Provided information:
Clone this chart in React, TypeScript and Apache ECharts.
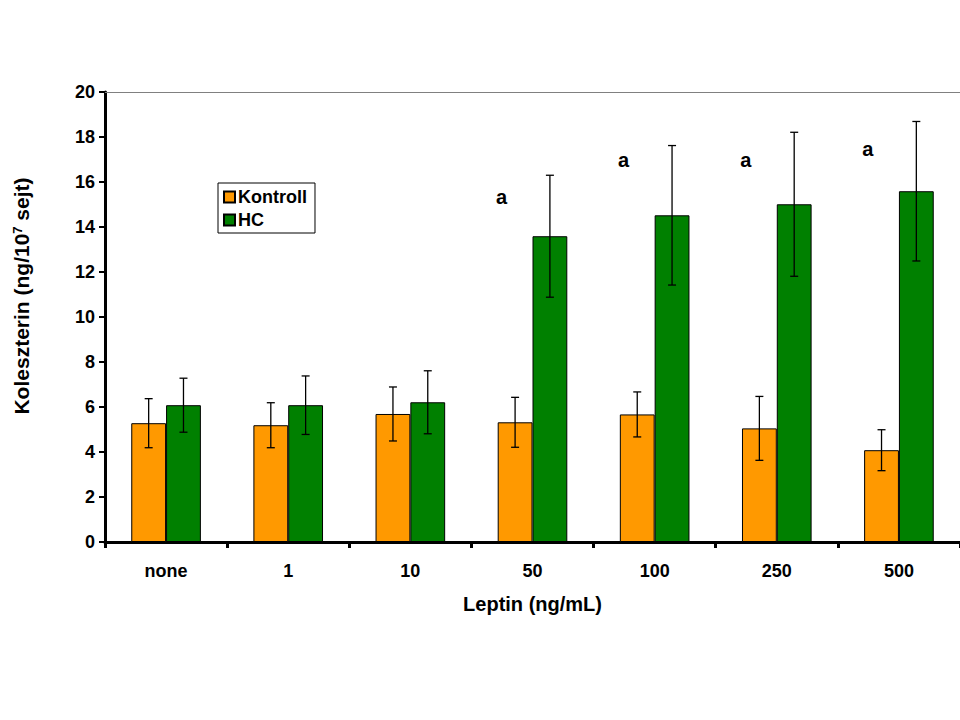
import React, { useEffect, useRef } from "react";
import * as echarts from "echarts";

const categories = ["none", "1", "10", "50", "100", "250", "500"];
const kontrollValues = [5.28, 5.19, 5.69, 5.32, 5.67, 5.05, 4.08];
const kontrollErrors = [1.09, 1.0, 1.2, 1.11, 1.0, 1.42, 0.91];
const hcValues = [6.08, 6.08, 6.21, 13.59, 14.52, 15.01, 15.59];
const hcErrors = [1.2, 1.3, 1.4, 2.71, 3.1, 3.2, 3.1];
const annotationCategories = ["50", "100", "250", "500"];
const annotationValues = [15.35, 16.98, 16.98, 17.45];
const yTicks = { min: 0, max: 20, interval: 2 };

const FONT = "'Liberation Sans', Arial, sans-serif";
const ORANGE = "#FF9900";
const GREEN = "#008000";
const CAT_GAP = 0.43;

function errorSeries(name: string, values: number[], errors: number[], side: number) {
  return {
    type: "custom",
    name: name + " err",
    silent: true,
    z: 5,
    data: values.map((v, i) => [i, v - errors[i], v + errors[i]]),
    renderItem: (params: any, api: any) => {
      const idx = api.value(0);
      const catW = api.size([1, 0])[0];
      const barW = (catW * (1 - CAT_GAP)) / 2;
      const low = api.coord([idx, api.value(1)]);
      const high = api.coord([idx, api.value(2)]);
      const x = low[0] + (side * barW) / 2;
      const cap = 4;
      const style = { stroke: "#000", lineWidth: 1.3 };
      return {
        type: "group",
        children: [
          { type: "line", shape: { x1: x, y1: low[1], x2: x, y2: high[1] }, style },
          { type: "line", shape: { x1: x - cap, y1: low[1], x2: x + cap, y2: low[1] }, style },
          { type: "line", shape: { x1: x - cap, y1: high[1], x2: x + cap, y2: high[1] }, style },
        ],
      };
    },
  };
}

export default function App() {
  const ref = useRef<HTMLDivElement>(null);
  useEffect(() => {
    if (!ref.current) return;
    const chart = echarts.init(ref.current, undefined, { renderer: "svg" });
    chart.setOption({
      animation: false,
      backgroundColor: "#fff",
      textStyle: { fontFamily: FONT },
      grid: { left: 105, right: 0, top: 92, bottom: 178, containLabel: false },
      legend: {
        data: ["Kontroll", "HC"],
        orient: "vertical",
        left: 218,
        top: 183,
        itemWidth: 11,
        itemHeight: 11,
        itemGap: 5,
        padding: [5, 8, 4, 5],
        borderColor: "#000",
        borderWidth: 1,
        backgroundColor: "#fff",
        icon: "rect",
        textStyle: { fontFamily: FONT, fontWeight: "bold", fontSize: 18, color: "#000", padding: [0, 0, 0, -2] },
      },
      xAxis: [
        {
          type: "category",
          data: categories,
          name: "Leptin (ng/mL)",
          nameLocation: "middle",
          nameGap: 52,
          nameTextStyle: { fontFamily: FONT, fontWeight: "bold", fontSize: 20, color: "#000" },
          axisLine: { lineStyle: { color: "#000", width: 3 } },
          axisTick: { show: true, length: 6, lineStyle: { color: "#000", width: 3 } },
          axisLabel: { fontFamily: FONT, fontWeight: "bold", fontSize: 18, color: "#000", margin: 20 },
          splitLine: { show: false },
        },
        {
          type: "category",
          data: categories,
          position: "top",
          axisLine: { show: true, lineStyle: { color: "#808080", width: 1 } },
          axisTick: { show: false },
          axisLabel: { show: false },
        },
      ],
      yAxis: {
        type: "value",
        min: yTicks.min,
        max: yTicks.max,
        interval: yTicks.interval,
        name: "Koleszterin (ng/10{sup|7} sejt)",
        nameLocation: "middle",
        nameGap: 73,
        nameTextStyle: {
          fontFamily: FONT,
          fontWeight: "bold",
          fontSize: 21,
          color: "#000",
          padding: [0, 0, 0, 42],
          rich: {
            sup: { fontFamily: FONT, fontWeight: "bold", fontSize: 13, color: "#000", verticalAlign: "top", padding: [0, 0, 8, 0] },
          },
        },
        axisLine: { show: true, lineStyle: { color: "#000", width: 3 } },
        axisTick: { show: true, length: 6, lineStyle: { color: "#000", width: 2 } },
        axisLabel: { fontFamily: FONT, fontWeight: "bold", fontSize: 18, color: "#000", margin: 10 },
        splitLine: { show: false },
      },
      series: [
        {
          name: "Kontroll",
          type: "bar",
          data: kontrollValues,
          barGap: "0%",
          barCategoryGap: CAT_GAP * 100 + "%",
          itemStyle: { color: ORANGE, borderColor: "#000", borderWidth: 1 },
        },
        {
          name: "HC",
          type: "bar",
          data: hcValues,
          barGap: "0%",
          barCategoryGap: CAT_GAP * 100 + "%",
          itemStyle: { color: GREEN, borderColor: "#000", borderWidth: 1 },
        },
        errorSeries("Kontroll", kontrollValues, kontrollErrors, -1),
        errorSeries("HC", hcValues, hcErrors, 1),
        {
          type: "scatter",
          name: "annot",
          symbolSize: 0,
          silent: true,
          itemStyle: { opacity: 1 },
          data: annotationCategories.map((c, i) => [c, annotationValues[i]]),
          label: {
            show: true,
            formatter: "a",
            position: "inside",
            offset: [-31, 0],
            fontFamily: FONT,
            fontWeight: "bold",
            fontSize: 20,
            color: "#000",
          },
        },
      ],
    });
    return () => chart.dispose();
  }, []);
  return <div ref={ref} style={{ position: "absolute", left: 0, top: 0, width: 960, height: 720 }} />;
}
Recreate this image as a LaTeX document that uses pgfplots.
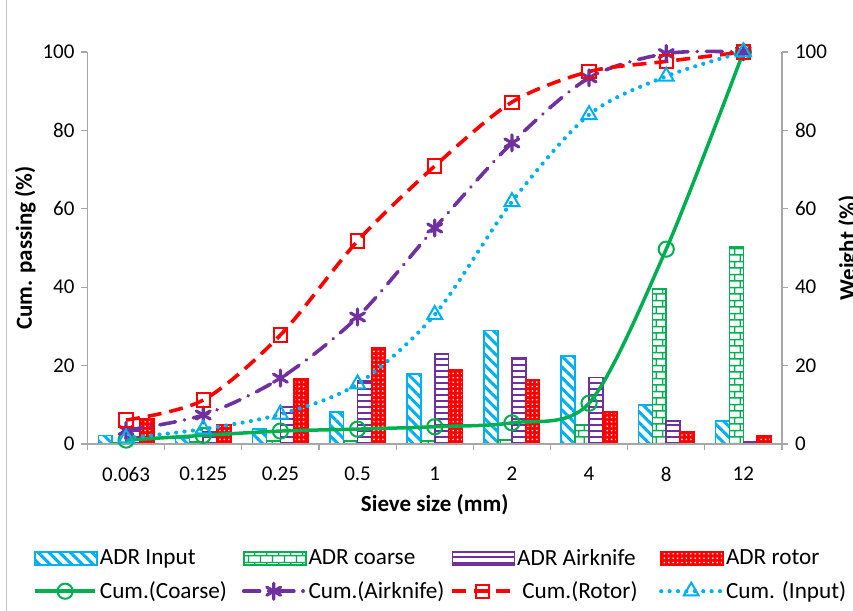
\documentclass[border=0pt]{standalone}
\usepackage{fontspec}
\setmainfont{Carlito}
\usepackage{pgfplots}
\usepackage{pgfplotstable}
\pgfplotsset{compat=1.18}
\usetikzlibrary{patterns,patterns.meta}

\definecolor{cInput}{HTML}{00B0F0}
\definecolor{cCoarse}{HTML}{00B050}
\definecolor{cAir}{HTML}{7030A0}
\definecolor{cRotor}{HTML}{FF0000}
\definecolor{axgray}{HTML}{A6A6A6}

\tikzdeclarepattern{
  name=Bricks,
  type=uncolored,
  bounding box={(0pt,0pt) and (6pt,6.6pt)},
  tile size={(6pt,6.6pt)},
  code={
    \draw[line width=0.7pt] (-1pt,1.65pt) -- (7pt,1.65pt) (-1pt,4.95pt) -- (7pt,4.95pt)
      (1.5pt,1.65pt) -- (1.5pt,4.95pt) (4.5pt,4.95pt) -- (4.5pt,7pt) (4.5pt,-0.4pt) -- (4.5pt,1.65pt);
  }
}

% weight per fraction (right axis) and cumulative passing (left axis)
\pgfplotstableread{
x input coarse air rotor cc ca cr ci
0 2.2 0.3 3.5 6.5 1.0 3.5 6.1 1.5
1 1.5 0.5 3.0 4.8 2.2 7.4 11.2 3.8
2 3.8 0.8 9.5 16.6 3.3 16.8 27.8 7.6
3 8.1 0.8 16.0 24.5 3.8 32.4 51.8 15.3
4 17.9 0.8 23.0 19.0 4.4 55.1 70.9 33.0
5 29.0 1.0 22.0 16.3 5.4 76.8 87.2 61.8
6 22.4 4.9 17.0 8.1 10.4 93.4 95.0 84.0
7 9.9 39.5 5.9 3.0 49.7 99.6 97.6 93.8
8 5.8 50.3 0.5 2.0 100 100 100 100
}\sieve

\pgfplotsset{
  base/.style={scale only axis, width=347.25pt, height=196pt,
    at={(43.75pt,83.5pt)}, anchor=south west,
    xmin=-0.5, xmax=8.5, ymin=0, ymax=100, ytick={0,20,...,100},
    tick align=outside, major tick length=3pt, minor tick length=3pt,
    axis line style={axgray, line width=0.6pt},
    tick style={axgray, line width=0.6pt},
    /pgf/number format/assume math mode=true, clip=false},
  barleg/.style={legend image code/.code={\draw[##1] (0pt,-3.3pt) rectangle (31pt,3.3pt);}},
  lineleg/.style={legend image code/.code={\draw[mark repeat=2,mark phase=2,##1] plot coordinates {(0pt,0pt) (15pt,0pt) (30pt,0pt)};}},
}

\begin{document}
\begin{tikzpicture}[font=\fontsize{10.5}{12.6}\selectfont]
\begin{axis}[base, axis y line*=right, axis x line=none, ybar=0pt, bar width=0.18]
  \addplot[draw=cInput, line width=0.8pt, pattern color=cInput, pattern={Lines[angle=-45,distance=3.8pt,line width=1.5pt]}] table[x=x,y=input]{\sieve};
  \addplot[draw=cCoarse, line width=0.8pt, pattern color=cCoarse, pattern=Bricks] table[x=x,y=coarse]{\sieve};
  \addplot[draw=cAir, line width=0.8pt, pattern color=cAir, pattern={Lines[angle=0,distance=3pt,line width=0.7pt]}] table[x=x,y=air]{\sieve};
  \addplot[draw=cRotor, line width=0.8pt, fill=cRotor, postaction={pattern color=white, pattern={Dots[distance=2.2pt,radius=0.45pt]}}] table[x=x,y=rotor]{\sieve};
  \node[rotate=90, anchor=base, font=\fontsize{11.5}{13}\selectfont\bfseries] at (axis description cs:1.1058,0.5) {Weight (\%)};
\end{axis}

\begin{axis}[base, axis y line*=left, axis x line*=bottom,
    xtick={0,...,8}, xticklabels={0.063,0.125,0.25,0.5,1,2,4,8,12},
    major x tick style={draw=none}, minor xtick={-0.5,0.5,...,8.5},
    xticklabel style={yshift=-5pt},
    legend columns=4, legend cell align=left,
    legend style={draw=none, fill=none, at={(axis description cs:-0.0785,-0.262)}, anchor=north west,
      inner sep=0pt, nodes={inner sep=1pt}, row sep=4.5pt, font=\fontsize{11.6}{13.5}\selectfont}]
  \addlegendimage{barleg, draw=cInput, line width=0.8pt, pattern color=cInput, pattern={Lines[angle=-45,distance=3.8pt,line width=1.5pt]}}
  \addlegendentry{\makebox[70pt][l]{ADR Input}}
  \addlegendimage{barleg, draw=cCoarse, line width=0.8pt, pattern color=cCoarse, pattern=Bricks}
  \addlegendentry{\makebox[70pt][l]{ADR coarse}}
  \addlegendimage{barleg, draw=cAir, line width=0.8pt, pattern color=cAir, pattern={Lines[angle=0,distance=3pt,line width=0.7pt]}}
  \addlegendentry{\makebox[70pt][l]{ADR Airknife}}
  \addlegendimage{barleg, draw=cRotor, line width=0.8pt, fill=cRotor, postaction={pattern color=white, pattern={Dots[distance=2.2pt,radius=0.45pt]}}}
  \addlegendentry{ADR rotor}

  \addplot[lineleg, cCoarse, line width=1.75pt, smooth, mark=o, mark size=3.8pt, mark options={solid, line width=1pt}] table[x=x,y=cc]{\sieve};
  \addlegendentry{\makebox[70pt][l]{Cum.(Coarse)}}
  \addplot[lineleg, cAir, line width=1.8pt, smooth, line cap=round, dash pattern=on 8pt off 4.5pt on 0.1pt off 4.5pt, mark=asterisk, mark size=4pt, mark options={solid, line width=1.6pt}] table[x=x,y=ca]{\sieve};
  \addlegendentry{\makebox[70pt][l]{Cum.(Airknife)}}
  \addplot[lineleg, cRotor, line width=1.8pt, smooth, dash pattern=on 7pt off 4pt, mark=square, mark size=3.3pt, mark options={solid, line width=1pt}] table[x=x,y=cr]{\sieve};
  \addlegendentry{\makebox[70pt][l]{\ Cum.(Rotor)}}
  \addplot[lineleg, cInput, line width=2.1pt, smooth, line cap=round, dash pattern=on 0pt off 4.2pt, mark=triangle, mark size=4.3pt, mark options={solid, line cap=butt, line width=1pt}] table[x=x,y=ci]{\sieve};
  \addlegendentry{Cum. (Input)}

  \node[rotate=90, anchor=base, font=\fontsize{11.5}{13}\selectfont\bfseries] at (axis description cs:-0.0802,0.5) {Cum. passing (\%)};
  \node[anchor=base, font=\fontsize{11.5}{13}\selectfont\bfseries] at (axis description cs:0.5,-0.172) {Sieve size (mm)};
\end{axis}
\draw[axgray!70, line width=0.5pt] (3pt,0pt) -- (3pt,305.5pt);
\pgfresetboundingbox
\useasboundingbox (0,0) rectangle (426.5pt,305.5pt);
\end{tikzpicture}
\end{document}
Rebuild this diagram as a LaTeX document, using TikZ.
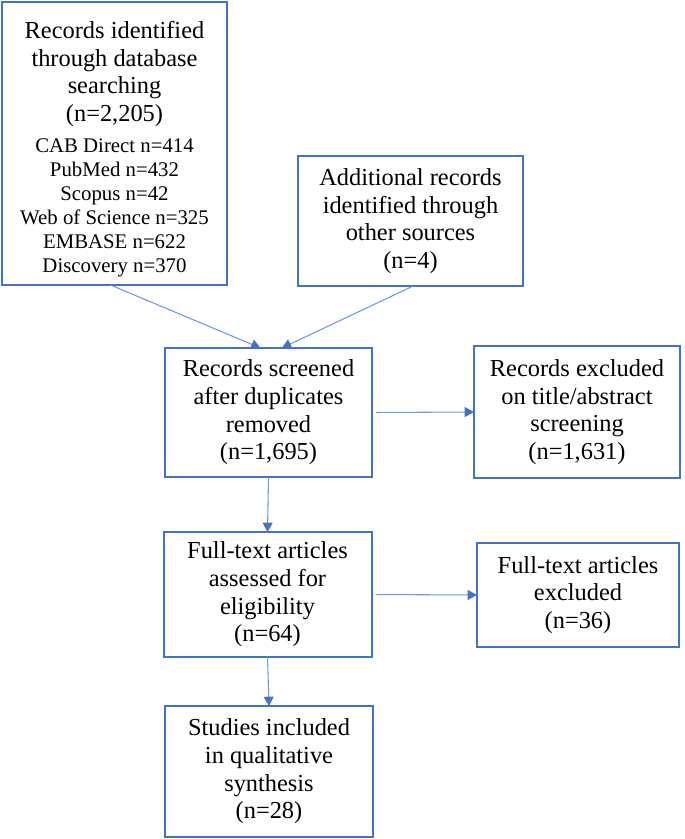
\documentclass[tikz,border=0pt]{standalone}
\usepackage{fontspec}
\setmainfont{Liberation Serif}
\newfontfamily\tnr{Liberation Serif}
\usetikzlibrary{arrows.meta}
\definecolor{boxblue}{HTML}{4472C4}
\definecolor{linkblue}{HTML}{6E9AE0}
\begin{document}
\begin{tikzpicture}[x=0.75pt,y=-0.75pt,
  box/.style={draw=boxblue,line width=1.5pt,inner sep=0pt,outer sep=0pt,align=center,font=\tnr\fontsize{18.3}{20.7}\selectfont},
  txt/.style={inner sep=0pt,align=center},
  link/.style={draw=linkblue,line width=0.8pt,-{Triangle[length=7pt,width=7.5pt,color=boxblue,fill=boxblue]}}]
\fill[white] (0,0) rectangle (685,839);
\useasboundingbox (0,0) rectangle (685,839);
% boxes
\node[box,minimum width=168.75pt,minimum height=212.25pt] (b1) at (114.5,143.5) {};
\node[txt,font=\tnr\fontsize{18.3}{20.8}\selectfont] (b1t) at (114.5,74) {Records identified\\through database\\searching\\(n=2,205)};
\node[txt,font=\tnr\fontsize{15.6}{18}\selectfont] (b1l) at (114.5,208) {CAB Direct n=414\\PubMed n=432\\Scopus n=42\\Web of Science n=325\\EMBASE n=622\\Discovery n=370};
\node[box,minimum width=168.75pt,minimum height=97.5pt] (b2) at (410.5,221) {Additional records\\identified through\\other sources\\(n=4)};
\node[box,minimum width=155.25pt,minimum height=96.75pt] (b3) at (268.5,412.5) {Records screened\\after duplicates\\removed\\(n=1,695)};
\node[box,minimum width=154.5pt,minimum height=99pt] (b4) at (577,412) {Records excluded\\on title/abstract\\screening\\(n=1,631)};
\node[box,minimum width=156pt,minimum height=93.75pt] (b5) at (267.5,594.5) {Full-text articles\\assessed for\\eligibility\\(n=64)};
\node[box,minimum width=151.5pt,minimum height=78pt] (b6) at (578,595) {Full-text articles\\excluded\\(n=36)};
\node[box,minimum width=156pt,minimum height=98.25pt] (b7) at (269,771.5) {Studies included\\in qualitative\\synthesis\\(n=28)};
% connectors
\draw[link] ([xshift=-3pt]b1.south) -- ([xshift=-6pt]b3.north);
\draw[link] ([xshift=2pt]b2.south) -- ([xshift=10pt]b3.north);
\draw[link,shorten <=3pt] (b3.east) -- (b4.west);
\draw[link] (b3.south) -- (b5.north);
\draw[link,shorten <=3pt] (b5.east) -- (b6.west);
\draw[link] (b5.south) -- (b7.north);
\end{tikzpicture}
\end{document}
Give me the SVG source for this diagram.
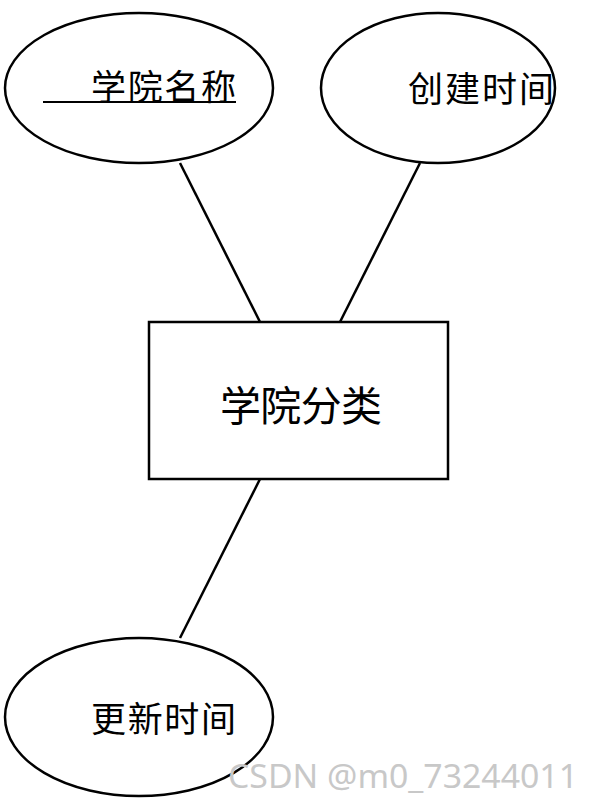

The exercise: Note how many lines in the material hold the word "diagram", and give that number with nothing added.

Output of the task: 2